Polish prelate of the Catholic Church (born 1962)

Mirosław Adamczyk (born 16 July 1962) is a Polish prelate of the Catholic Church who has worked in the diplomatic service of the Holy See since 1993, with the title of apostolic nuncio since 2013.

==Biography==
Mirosław Adamczyk was born on 16 July 1962 in Gdańsk. He was ordained a priest for the Archdiocese of Gdańsk on 16 May 1987.

==Diplomatic career==
He earned a degree in canon law and joined the diplomatic service of the Holy See on 1 July 1993. His early assignments took him to Madagascar, India, Hungary, Belgium, South Africa, and Venezuela.

On 22 February 2013, Pope Benedict XVI appointed him Apostolic Nuncio to Liberia and Titular Archbishop of Otricoli. He received his episcopal consecration from Cardinal Kazimierz Nycz on 27 April in the Cathedral of Oliwa.

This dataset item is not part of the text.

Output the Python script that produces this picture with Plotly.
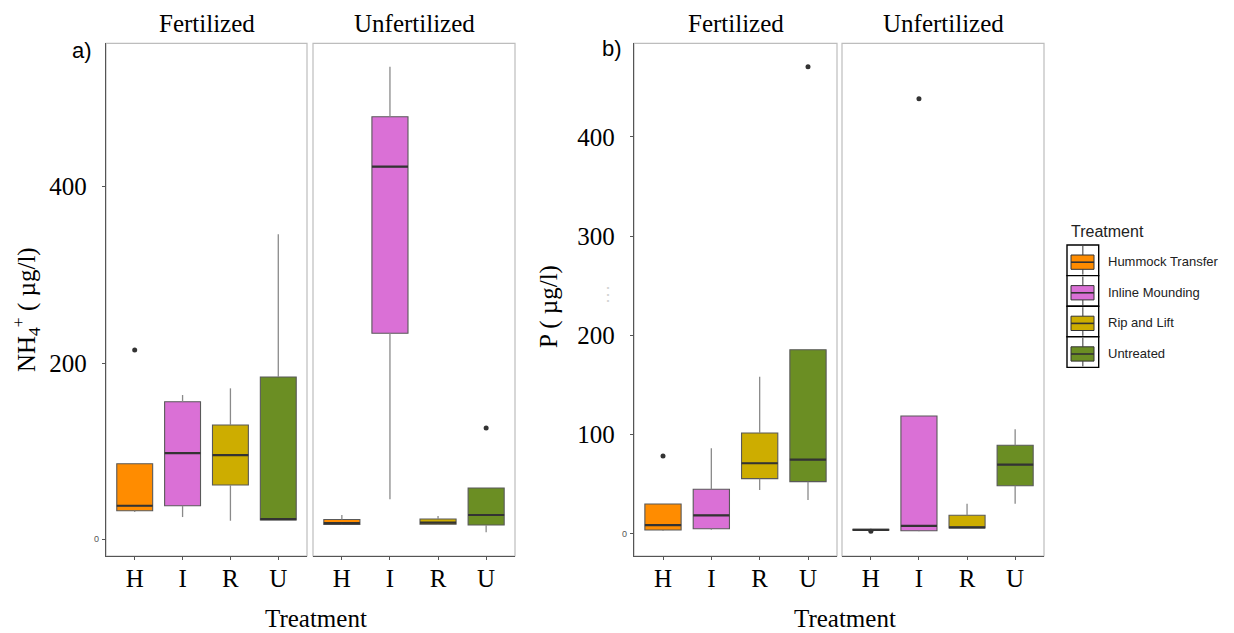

Later in the year, Pope Francis gave him additional responsibilities as Apostolic Nuncio to the Gambia on 8 June and to Sierra Leone on 21 September.

On 12 August 2017, Pope Francis appointed him Apostolic Nuncio to Panama.

On 22 February 2020, Pope Francis appointed him Apostolic Nuncio to Argentina.

On 14 January 2026, Pope Leo XIV appointed him Apostolic Nuncio to Albania.